Now, the pessimist might look at the glass and say "Oh no, the glass is still half full of this stuff" while the optimist might say "Well, the glass is already half empty- it's not so bad."
So what is your point, exactly?
That a half-full glass does not necessarily equate with optimism.
I love this entry from Thomas / Marcus on Exit Page Left, especially the idea of an artwork comprising a hat and a pair of shoes that play a symphony when they detect each other's presence in a room. Fantastic. This would make such a great story in itself. I'd love to see that happen with the group fiction blog- stories diverting off the main theme and being fleshed out somewhere else.
We attended a farewell fondue party on Saturday night. I have something of a fear of fondue, after a disastrous attempt to make it with Ms R one night. Entrusted to purchase the wine that makes up a large component of a cheesy fondue I bought the cheapest, nastiest bottle, thinking that it wouldn't matter if it was for cooking. It did matter. What also mattered was that I got the proportions of cheese-to-wine completely out of whack and the resulting runny, foul-tasting slime was quickly abandoned. We ordered pizza instead.
Our Saturday night hosts, the Ds, however, had clearly done this before. They wisely opted for a vegetable broth type fondue in which you plonk your piece of prawn, calamari, broccoli or whatever while chatting with your neighbour and making sure they don't accidentally remove your fork instead of their own. It was very delicious and quite healthy. The chocolate fondue for dessert, however, was not healthy, but tasty, nonetheless.
I also inadvertently broke a couple of fondue etiquette rules: I accidentally ate a piece of brocolli directly from the fondue fork rather than removing it and eating it with another fork. A big no-no, which amounts to that other great crime; double-dipping.
The other mistake I made was to load up my fondue fork with a number of items, rather than just the one. I blame my dinner party neighbour for this breach- he was a packaging engineer and worked out the perfect way to load up the fondue fork for maximum edibility and minimum fork-loss: mushroom first, calamari next, then stoppered in place with a piece of broccoli. I was very impressed and felt compelled to follow his lead. Our German host caught us at it and was most disapproving.
Latest draft of the abstract, after getting Sensei to look over it.
The Weblog Studio
While the majority of weblogs are text-based, there are increasing numbers that include visual material. For some, this may be as simple as uploading a photograph, but others use the format as a digital version of a visual diary. This paper will investigate the possibilities offered by the medium as a centralised location for recording and publishing visual ideas by comparing and contrasting weblogs with the traditional concept of the artist’s journal and studio. Additionally, it will investigate the ways visual materials can be, and are currently being used, drawing on specific weblog examples, including the author’s own.
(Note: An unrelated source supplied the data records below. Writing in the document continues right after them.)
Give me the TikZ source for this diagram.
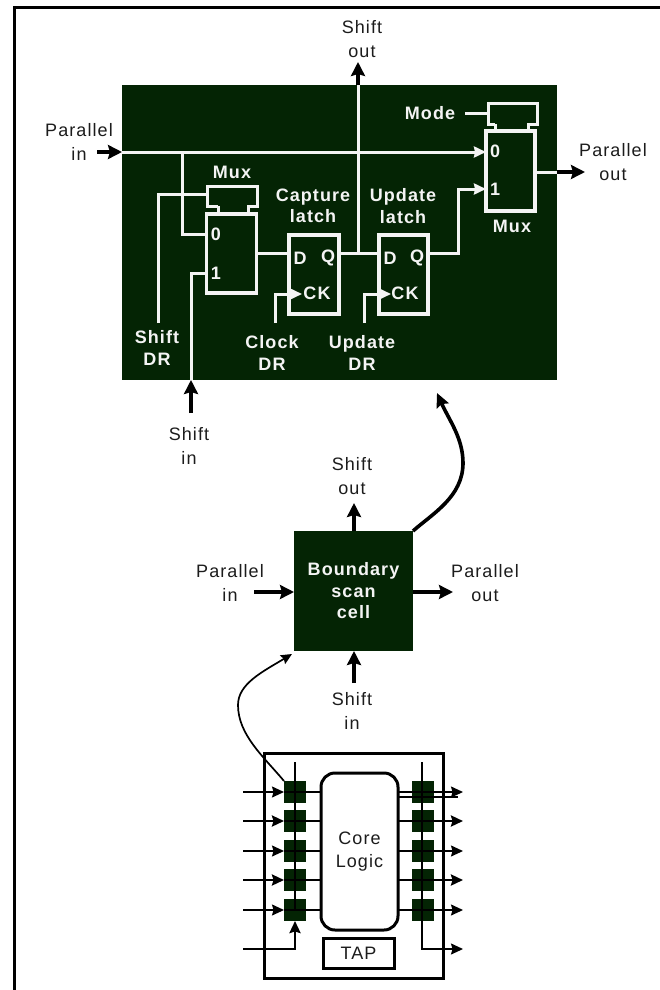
\documentclass[tikz,border=0pt]{standalone}
\usepackage{fontspec}
\setmainfont{Liberation Sans}
\newfontfamily\platefont[LetterSpace=6]{Liberation Sans}
\usepackage{xcolor}
\usetikzlibrary{arrows.meta,positioning,calc}
\definecolor{ink}{HTML}{1C1C1C}
\definecolor{cellgreen}{HTML}{042404}
\definecolor{wirewhite}{HTML}{F4F4F4}
\tikzset{
  every picture/.style={x=1pt, y=-1pt, line join=miter},
  block/.style={fill=cellgreen, inner sep=0pt, outer sep=0pt, align=center, text=wirewhite, font=\bigbold},
  frame/.style={draw=wirewhite, line width=3.2pt, inner sep=0pt, outer sep=0pt},
  cover/.style={inner sep=0pt, outer sep=0pt},
  plain/.style={font=\bigplain, text=ink, align=center, inner sep=0pt},
  onpanel/.style={font=\bigbold, text=wirewhite, align=center, inner sep=0pt},
  wire/.style={draw=wirewhite, line width=3pt},
  wirehead/.style={wire, -{Stealth[length=12pt,width=11pt,inset=1pt]}},
  flow/.style={draw=black, line width=3.6pt, -{Stealth[length=14pt,width=14pt,inset=2pt]}},
  chipflow/.style={draw=black, -{Stealth[length=12pt,width=11pt,inset=1.5pt]}},
  chipbox/.style={draw=black, fill=white, line width=3pt, inner sep=0pt, outer sep=0pt, align=center, font=\bigplain, text=ink},
  chipcell/.style={fill=cellgreen, minimum width=22pt, minimum height=22pt, inner sep=0pt, outer sep=0pt},
}
\newcommand{\bigbold}{\fontsize{18}{21.5}\platefont\bfseries}
\newcommand{\bigplain}{\fontsize{18}{23.5}\platefont}
\begin{document}
\begin{tikzpicture}
\useasboundingbox (0,0) rectangle (660,990);
\coordinate (frameb) at (14.5,995);
\coordinate (framec) at (14.5,8);
\coordinate (framer) at (665,8);
\draw[black, line width=3pt] (frameb) -- (framec) -- (framer);
% detail panel
\node[block, minimum width=435pt, minimum height=295pt] (panel) at (339.5,232.5) {};
\node[frame, minimum width=50pt, minimum height=79pt] (muxl) at (231.5,253.5) {};
\node[frame, minimum width=49pt, minimum height=80pt] (muxr) at (510.5,171) {};
\node[frame, minimum width=50pt, minimum height=79pt] (capture) at (314,274.5) {};
\node[frame, minimum width=49pt, minimum height=79pt] (update) at (403.5,274.5) {};
\node[cover, minimum width=50pt, minimum height=20pt] (capl) at (232,196) {};
\node[cover, minimum width=30pt, minimum height=8pt] (tabl) at (233,210) {};
\node[cover, minimum width=49pt, minimum height=21pt] (capr) at (512.5,113.5) {};
\node[cover, minimum width=33pt, minimum height=7pt] (tabr) at (511.5,127.5) {};
\foreach \c/\t in {capl/tabl, capr/tabr}
  \draw[wire] (\t.north west) -- (\c.south west) |- (\c.north east) -- (\c.south east) -- (\t.north east) -- (\t.south east) (\t.north west) -- (\t.south west);
\node[onpanel] (muxltext) at (232,172) {Mux};
\node[onpanel] (muxrtext) at (512,226) {Mux};
\node[onpanel] (modetext) at (430,113) {Mode};
\node[onpanel] (capturetext) at (313,206) {Capture\\latch};
\node[onpanel] (updatetext) at (403,206) {Update\\latch};
\node[onpanel] (shiftdr) at (157,348) {Shift\\DR};
\node[onpanel] (clockdr) at (272,353) {Clock\\DR};
\node[onpanel] (updatedr) at (362,353) {Update\\DR};
\foreach \n/\x/\y/\s in {a/216/234/0, b/216/273/1, c/495/151/0, d/495/189/1, e/300/258/D, f/328/258/Q, g/390/258/D, h/417/258/Q, i/317/293/CK, j/405/293/CK}
  \node[onpanel] (pin\n) at (\x,\y) {\s};
\coordinate (parjoin) at (182,152);
\coordinate (shiftdrtop) at (158,194);
\coordinate (shiftdrend) at (158,323);
\coordinate (shiftintop) at (191,273);
\coordinate (shiftout) at (358,253);
\coordinate (updateout) at (458,253);
\coordinate (clockend) at (275,323);
\coordinate (updateend) at (364,323);
\coordinate (muxrout) at (535,172);
\draw[wirehead] (panel.west |- parjoin) -- (muxr.west |- parjoin);
\draw[wire] (parjoin) |- (muxl.west |- pina);
\draw[wire] (shiftdrend) -- (shiftdrtop) -- (capl.west |- shiftdrtop);
\draw[wire] (panel.south -| shiftintop) -- (shiftintop) -- (muxl.west |- shiftintop);
\draw[wire] (muxl.east |- shiftout) -- (capture.west |- shiftout);
\draw[wire] (capture.east |- shiftout) -- (update.west |- shiftout);
\draw[wire] (shiftout) -- (panel.north -| shiftout);
\draw[wirehead] (update.east |- updateout) -- (updateout) |- (muxr.west |- pind);
\draw[wire] (capr.west |- modetext) ++(-23,0) -- (capr.west |- modetext);
\draw[wirehead] (clockend) |- (302,294);
\draw[wirehead] (updateend) |- (391,294);
\draw[wire] (muxrout) -- (panel.east |- muxrout);
\coordinate (paroutone) at (585,172);
\draw[flow] (panel.east |- muxrout) -- (paroutone);
% outer labels of the panel
\node[plain] (parintop) at (79,142) {Parallel\\in};
\node[plain] (parouttop) at (613,162) {Parallel\\out};
\node[plain] (shiftouttop) at (362,39) {Shift\\out};
\node[plain] (shiftintop2) at (189,446) {Shift\\in};
\coordinate (parinstart) at (97,152);
\coordinate (shiftoutend) at (358,62);
\coordinate (shiftinstart) at (191,413);
\draw[flow] (parinstart) -- (panel.west |- parinstart);
\draw[flow] (panel.north -| shiftoutend) -- (shiftoutend);
\draw[flow] (shiftinstart) -- (panel.south -| shiftinstart);
% boundary scan cell
\node[block, minimum width=119pt, minimum height=120pt] (cell) at (353.5,591) {Boundary\\scan\\cell};
\node[plain] (cellshiftout) at (352,476) {Shift\\out};
\node[plain] (cellshiftin) at (352,711) {Shift\\in};
\node[plain] (cellparin) at (230,583) {Parallel\\in};
\node[plain] (cellparout) at (485,583) {Parallel\\out};
\coordinate (parinend) at (254,592);
\coordinate (paroutend) at (453,592);
\coordinate (soutend) at (354,503);
\coordinate (sinstart) at (354,683);
\draw[flow] (parinend) -- (cell.west |- parinend);
\draw[flow] (cell.east |- paroutend) -- (paroutend);
\draw[flow] (cell.north -| soutend) -- (soutend);
\draw[flow] (sinstart) -- (cell.south -| sinstart);
\coordinate (tipa) at (437,393);
\draw[black, line width=3.6pt, -{Stealth[length=14pt,width=13pt,inset=2pt]}] (cell.north east) .. controls (432,514) and (463,497) .. (463,463) .. controls (463,438) and (449,420) .. (tipa);
% chip
\node[chipbox, minimum width=179pt, minimum height=225pt] (chip) at (353.5,865.5) {};
\node[chipbox, rounded corners=14pt, minimum width=77pt, minimum height=157pt] (core) at (359.5,851.5) {Core\\Logic};
\node[chipbox, minimum width=71pt, minimum height=30pt] (tap) at (358.5,953) {TAP};
\foreach \r/\yy/\w in {1/792/1.4, 2/821/2.6, 3/851/1.4, 4/880/2.6, 5/910/1.4} {
  \node[chipcell] (lcell\r) at (295,\yy) {};
  \node[chipcell] (rcell\r) at (422.5,\yy) {};
  \coordinate (in\r) at (243,\yy);
  \coordinate (out\r) at (463,\yy);
  \draw[chipflow, line width=\w pt] (in\r) -- (lcell\r.west);
  \draw[black, line width=\w pt] (lcell\r.west) -- (core.west |- lcell\r);
  \draw[chipflow, line width=\w pt] (core.east |- rcell\r) -- (out\r);
}
\coordinate (doublea) at (398,797);
\coordinate (doubleb) at (458,797);
\draw[black, line width=1.6pt] (doublea) -- (doubleb);
\coordinate (ltop) at (295,762);
\coordinate (rtop) at (422,762);
\coordinate (lbot) at (243,949);
\coordinate (rbot) at (463,949);
\draw[black, line width=1.3pt] (ltop) -- (lcell5.center);
\draw[chipflow, line width=2.6pt] (lbot) -| (lcell5.south);
\draw[chipflow, line width=1.4pt] (rtop) |- (rbot);
\coordinate (tipb) at (292,654);
\draw[black, line width=1.7pt, -{Stealth[length=11pt,width=10pt,inset=1.5pt]}] (lcell1.north west) .. controls (264,757) and (238,735) .. (238,705) .. controls (238,684) and (262,672) .. (tipb);
\end{tikzpicture}
\end{document}
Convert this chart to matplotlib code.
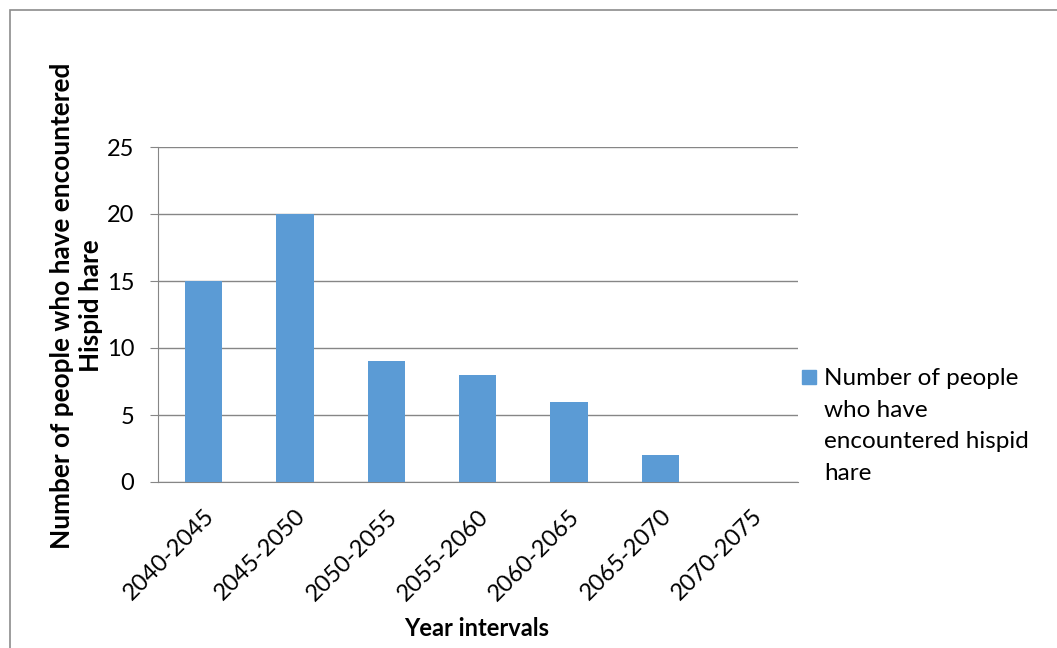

Mortensen and Walker’s description of weblogs as being a way to “trace the flight of thought” is an apt metaphor for the blogging process and this approach is of particular use to the visual artist. Like a journal, the weblog records the steps along the way, focusing on the process rather than the finished product. The promise to draw or write everyday becomes more pressing when there is an audience to please. There are benefits and potential pitfalls to the use of this medium for the visual artist, and this paper will explore both by drawing on specific examples of visual material on weblogs, including the author’s own.
Clusters of bloggers with similar concerns will often form around a resource, and information is exchanged, ideas fostered. This paper will discuss the effects on the artist of working in this “open studio” environment, where discussion and instant feedback is often a feature.